Common mode current occurs due to coupling between the antenna and the coax shield, so if you place the choke at the feedpoint, you break the circuit and most of the common mode current will be blocked. (The circuit is from the antenna, though the coax, and back to the antenna via RF.) You shouldn't get any significant amount of common mode current further down the coax.
However, nothing is perfect, and some common mode current may leak past the choke, especially if it is at a nodal point. If this is the case, placement of a second choke somewhat further down the line (say, 1/8 wavelength velocity factor corrected) may hit a maximum and block more current.
Alternately, if you don't place a balun at the feedpoint, then the coax between the balun and the antenna can become part of the antenna and will radiate. If that length of coax is resonant (say, 1/4 wavelength), then this will have minimal impact on SWR shouldn't cause more common mode current past the balun. It will, however, change your radiation pattern, which could increase or decrease your gain, depending on the direction of interest. This is one way to soften the directionality of a beam where you want to get some omnidirectional radiation, or even add a band to an antenna. (For example, the carolina windom uses a 1/4 wavelength of coax with a choke for 10m.)
Placement of a choke at the transmitter might also help, but it only helps common mode from getting into the transmitter -- it may still be on the coax.

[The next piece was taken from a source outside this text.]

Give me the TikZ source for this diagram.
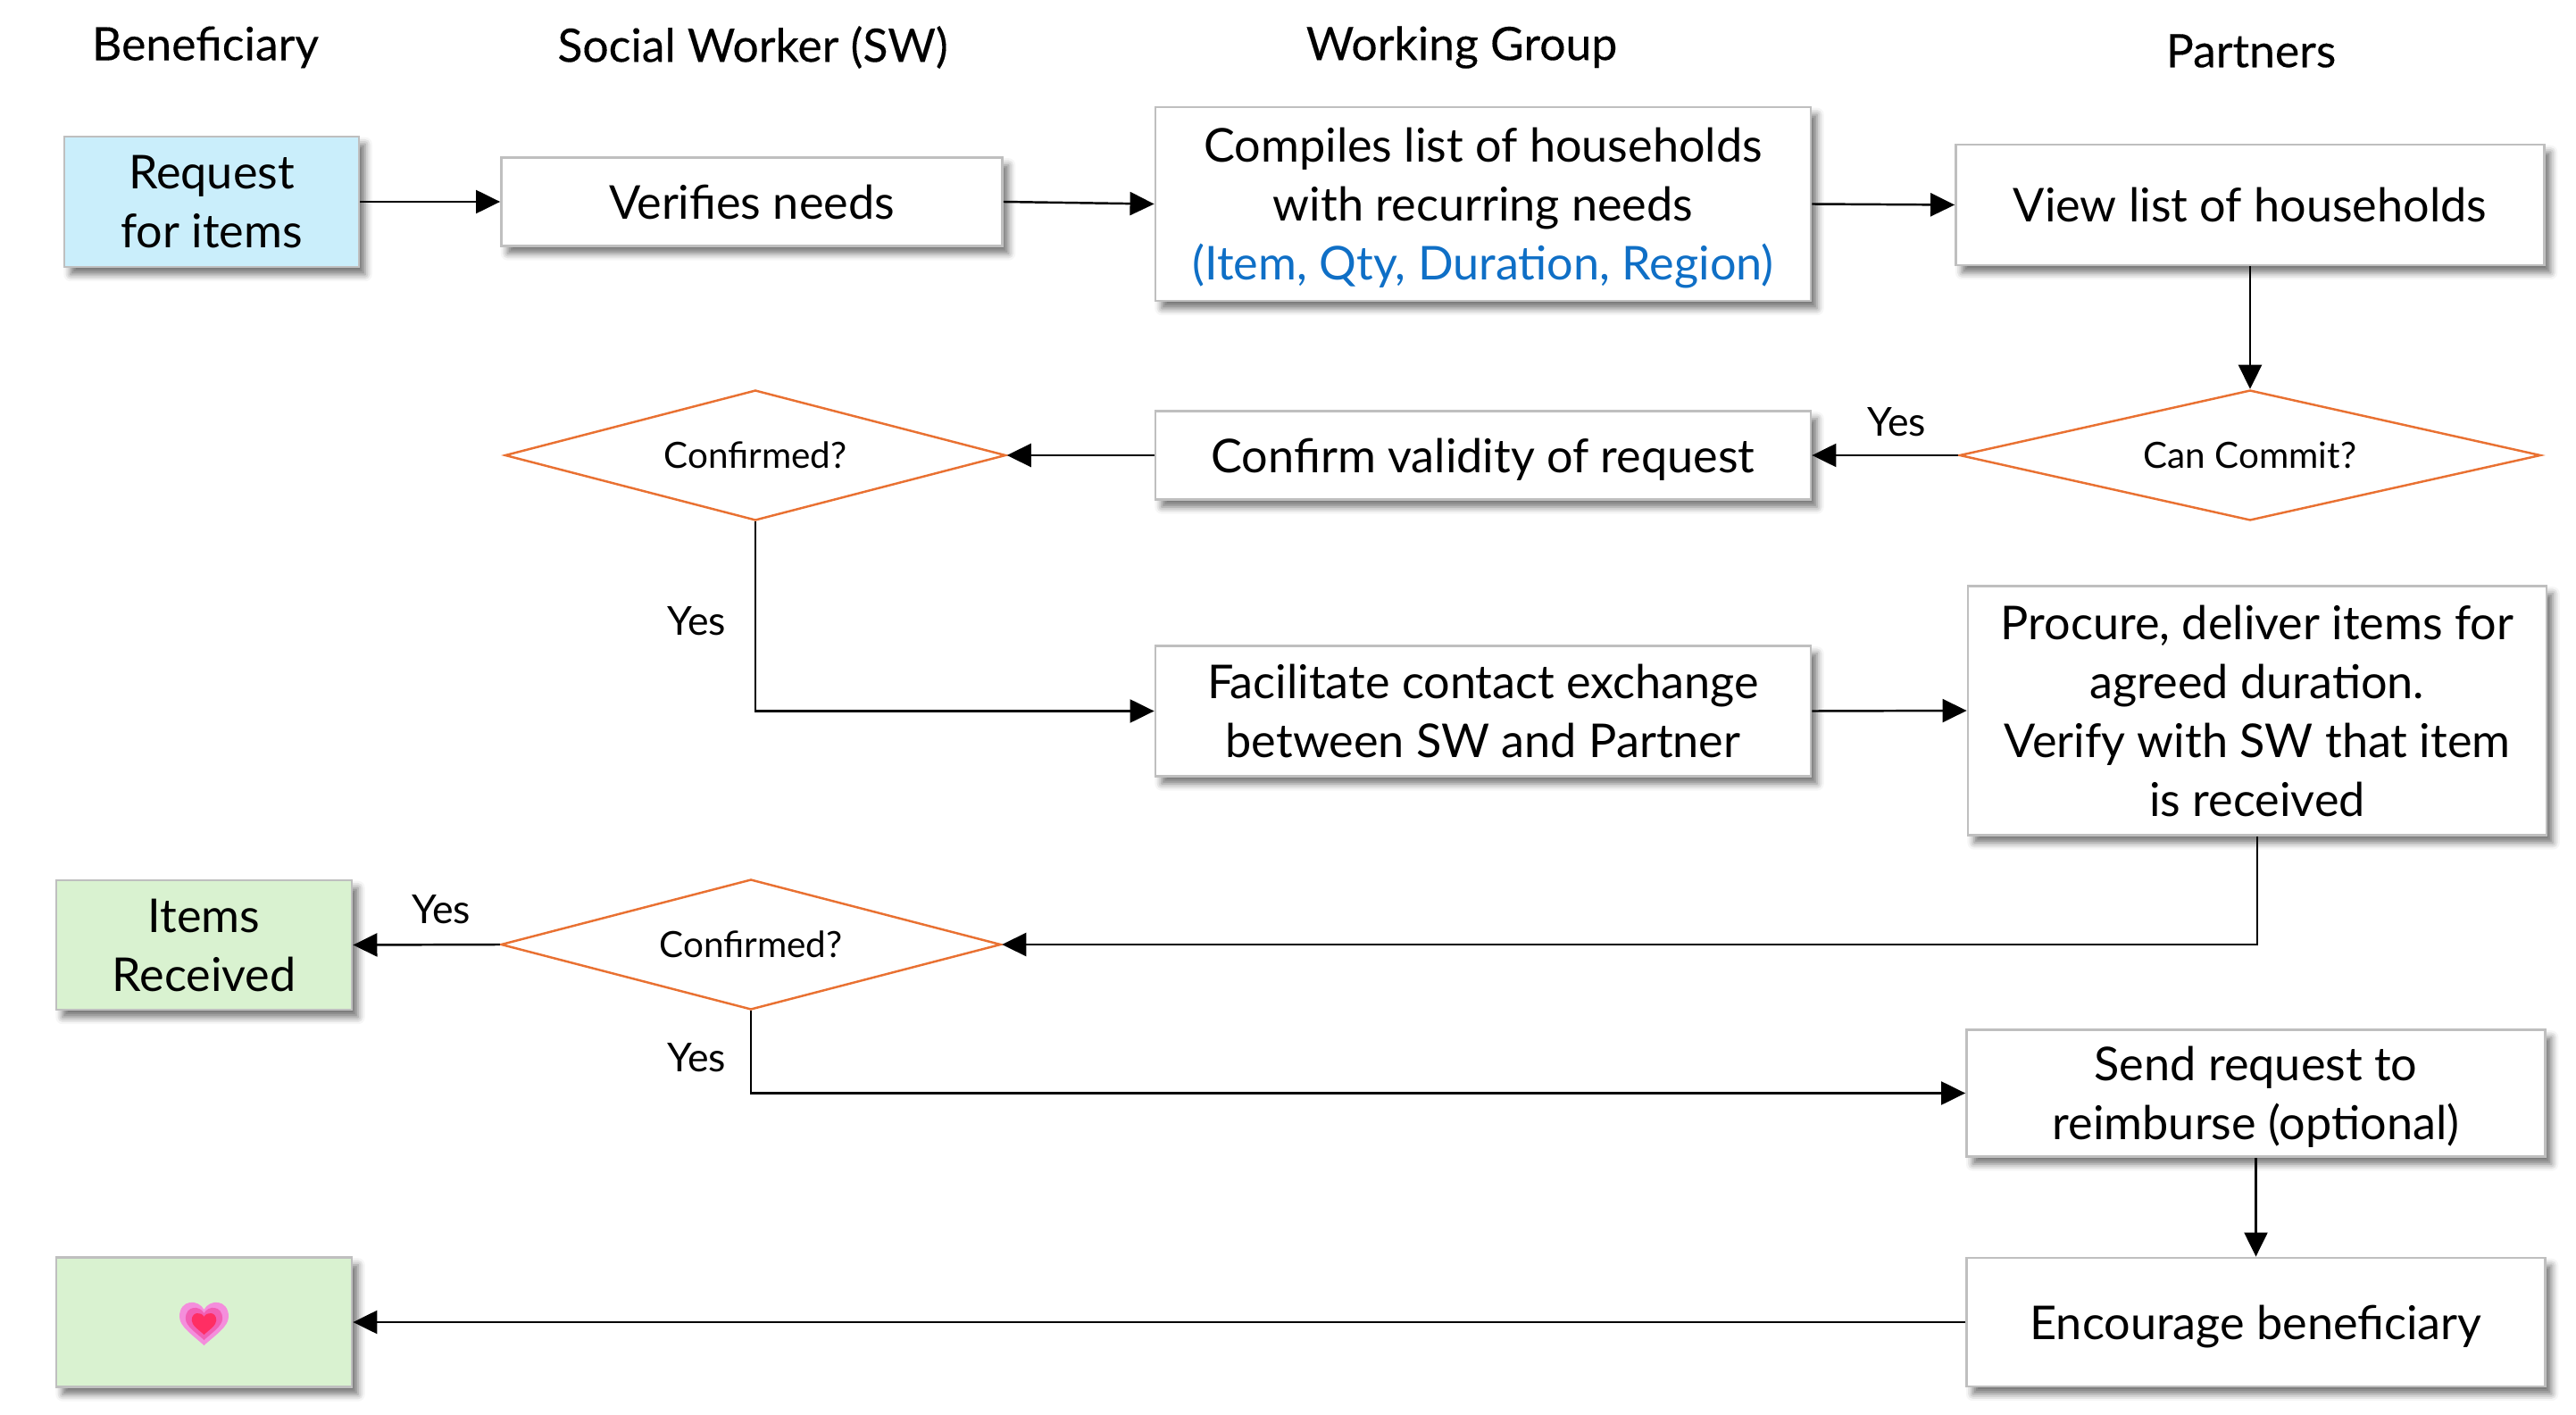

There are two primary reasons why we care about common mode current at all. First, common mode current on the coax in the shack is dangerous -- it means you are radiating in the shack, but also you could get RF burns from touching surfaces carrying that common mode current. Secondly, common mode current sourced from the feedpoint is power that is not going into the antenna, and may be radiating in directions we don't want and causing high swr. Other sources of common mode current should be negligible and inconsequential.